Records with drawing code
---------------
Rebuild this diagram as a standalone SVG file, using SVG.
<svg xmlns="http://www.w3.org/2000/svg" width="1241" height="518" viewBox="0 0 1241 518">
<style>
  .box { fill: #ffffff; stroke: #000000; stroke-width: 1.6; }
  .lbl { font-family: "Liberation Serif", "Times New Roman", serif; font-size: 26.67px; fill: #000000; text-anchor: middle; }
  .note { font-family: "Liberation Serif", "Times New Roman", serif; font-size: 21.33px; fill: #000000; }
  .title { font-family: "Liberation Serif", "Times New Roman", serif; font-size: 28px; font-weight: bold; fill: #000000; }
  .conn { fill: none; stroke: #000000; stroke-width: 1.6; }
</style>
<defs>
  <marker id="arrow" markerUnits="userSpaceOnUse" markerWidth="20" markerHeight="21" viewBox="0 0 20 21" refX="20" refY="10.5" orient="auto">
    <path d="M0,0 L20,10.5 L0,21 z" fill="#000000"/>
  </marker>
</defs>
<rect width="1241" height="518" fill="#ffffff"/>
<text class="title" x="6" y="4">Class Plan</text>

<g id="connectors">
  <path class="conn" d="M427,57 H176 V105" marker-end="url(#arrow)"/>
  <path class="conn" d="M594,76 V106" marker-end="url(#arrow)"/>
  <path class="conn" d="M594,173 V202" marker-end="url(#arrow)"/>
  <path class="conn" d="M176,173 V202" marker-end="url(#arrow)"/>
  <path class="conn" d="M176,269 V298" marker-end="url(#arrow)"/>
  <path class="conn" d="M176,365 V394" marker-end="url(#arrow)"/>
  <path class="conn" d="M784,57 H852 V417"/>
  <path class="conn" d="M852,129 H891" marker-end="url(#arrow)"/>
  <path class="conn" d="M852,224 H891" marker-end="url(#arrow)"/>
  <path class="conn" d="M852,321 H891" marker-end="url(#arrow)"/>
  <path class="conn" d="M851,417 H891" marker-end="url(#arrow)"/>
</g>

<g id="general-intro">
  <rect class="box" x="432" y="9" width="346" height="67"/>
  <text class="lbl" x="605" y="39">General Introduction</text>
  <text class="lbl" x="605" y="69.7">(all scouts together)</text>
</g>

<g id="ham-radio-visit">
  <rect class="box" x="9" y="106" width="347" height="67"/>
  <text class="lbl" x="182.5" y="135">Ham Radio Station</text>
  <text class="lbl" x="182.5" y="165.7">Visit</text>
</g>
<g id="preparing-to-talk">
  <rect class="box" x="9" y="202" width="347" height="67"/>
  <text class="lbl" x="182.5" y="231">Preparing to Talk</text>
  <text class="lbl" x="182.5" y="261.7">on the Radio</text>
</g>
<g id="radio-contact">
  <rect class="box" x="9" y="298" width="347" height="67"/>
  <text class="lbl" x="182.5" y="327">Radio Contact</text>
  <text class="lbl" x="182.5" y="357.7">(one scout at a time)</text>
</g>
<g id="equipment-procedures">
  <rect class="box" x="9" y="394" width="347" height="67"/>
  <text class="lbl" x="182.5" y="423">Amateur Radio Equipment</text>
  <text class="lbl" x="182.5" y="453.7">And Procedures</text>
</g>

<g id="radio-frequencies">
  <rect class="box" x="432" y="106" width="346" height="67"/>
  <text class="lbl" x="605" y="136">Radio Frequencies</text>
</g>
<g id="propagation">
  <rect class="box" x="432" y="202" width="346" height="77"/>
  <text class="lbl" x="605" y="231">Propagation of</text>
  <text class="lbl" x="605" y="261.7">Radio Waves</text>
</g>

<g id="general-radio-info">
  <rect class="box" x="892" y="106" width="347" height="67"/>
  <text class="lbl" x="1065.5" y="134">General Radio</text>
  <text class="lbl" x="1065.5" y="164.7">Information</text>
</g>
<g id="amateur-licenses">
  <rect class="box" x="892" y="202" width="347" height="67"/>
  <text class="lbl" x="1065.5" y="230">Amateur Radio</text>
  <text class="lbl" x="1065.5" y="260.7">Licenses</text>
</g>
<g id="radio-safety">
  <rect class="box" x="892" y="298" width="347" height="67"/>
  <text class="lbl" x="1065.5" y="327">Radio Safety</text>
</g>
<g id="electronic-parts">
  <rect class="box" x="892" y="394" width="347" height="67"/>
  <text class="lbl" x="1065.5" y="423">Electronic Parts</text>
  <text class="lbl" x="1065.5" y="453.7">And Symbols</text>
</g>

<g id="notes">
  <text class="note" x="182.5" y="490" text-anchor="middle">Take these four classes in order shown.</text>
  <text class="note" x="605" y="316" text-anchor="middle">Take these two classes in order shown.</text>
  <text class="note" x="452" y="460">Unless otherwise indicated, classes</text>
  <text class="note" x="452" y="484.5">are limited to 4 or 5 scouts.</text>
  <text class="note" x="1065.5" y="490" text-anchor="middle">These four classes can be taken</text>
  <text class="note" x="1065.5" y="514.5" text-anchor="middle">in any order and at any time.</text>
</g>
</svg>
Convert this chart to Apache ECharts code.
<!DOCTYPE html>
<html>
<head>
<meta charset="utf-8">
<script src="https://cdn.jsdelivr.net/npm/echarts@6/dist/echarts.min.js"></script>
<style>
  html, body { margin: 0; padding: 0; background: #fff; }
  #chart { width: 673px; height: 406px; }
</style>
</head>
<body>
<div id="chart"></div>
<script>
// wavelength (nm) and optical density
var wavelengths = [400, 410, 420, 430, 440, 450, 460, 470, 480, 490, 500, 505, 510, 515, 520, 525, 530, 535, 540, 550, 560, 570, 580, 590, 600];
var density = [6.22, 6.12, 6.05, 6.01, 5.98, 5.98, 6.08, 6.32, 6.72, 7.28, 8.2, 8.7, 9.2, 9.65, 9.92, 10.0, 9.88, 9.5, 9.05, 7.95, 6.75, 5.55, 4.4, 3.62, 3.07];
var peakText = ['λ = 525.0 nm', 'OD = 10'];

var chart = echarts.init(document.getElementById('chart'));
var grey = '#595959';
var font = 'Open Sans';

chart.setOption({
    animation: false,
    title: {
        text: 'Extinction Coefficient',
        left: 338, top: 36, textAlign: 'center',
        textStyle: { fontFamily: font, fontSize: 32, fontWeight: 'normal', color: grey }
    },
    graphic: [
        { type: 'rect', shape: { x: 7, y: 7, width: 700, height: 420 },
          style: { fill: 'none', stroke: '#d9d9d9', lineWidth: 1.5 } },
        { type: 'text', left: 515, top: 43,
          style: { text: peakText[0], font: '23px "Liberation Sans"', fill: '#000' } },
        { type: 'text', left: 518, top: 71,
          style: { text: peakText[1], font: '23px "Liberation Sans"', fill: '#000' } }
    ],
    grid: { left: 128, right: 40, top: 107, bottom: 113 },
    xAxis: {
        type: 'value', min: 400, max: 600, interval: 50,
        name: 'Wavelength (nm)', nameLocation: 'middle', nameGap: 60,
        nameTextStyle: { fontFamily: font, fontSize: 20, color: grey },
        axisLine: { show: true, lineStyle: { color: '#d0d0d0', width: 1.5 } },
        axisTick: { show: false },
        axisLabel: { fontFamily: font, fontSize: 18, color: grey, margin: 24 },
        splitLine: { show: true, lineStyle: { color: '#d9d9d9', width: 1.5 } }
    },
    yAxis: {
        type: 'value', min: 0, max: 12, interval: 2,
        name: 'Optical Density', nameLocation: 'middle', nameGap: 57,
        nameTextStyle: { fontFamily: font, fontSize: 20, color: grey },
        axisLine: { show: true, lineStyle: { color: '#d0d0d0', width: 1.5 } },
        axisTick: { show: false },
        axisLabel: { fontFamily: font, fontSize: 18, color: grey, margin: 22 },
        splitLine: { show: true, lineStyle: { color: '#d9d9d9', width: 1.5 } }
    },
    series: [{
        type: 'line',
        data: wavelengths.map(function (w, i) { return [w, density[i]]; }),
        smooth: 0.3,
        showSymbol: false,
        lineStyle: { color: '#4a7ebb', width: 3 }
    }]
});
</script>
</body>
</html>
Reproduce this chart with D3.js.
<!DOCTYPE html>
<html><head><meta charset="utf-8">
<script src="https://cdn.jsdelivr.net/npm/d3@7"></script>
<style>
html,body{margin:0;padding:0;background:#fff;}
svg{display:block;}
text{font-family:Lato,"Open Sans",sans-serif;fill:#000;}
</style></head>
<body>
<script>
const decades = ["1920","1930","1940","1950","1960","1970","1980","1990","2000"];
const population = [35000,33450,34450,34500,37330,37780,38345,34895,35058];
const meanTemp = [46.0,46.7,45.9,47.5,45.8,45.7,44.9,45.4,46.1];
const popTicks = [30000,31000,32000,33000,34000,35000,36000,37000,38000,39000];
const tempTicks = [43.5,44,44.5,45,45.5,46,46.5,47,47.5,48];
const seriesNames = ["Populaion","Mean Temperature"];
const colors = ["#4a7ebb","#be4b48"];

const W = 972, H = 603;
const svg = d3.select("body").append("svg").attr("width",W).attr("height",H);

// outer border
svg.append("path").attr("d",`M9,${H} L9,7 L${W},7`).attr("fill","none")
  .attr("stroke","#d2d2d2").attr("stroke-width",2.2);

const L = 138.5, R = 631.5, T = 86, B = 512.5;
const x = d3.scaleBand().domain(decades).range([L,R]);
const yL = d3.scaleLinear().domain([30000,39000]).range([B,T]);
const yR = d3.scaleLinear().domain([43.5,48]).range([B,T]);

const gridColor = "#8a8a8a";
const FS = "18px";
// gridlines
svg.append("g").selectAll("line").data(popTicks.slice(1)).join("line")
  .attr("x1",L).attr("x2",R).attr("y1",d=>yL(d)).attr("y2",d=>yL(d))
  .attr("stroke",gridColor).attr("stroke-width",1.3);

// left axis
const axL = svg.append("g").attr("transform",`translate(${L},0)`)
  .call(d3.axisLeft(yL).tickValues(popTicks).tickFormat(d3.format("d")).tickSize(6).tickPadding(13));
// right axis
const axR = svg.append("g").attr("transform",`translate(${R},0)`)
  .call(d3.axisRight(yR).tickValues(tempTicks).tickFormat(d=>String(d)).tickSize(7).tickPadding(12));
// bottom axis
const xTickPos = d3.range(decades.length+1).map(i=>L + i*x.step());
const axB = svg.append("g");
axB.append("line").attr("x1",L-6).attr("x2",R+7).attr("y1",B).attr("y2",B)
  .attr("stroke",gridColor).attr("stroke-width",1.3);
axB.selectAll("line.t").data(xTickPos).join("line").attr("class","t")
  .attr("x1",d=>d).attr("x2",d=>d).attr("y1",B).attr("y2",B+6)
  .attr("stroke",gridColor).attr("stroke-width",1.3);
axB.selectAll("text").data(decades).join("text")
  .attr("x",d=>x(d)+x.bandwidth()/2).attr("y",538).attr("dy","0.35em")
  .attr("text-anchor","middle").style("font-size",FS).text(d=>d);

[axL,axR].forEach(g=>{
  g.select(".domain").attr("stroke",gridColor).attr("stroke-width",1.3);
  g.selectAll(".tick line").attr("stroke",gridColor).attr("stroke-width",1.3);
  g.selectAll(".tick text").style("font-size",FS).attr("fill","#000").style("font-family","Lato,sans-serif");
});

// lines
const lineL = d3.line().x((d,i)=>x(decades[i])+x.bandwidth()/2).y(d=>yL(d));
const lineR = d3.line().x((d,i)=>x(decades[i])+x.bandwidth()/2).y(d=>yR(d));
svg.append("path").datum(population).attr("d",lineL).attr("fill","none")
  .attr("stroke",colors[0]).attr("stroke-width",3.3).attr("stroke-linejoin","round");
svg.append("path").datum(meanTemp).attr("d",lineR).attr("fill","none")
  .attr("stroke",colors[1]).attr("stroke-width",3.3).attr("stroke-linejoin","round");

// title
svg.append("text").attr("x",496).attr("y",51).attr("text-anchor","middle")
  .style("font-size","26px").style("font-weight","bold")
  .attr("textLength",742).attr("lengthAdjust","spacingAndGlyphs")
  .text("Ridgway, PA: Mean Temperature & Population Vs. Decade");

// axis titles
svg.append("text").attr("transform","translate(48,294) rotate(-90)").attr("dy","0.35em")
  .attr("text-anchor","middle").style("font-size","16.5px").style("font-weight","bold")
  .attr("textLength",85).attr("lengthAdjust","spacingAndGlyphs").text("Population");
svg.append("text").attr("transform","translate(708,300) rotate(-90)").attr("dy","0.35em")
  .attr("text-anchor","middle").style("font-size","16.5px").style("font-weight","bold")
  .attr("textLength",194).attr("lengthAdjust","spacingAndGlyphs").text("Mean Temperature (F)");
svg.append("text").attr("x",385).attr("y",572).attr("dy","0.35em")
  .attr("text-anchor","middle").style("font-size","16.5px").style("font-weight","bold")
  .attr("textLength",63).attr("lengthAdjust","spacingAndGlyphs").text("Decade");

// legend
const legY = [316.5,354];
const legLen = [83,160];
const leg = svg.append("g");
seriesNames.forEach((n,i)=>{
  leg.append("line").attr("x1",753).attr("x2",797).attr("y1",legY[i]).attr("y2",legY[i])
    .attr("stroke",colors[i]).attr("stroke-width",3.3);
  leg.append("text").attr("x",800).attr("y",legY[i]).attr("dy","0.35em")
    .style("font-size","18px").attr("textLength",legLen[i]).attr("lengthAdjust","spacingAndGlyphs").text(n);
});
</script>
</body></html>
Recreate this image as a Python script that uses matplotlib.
---------------
### [To do]
Starting with the line that contains "Convert this chart to Apache ECharts code.", repeat each line exactly, and stop once the line that contains "var font = 'Open Sans';" has been repeated.

### [Answer below]
Convert this chart to Apache ECharts code.
<!DOCTYPE html>
<html>
<head>
<meta charset="utf-8">
<script src="https://cdn.jsdelivr.net/npm/echarts@6/dist/echarts.min.js"></script>
<style>
  html, body { margin: 0; padding: 0; background: #fff; }
  #chart { width: 673px; height: 406px; }
</style>
</head>
<body>
<div id="chart"></div>
<script>
// wavelength (nm) and optical density
var wavelengths = [400, 410, 420, 430, 440, 450, 460, 470, 480, 490, 500, 505, 510, 515, 520, 525, 530, 535, 540, 550, 560, 570, 580, 590, 600];
var density = [6.22, 6.12, 6.05, 6.01, 5.98, 5.98, 6.08, 6.32, 6.72, 7.28, 8.2, 8.7, 9.2, 9.65, 9.92, 10.0, 9.88, 9.5, 9.05, 7.95, 6.75, 5.55, 4.4, 3.62, 3.07];
var peakText = ['λ = 525.0 nm', 'OD = 10'];

var chart = echarts.init(document.getElementById('chart'));
var grey = '#595959';
var font = 'Open Sans';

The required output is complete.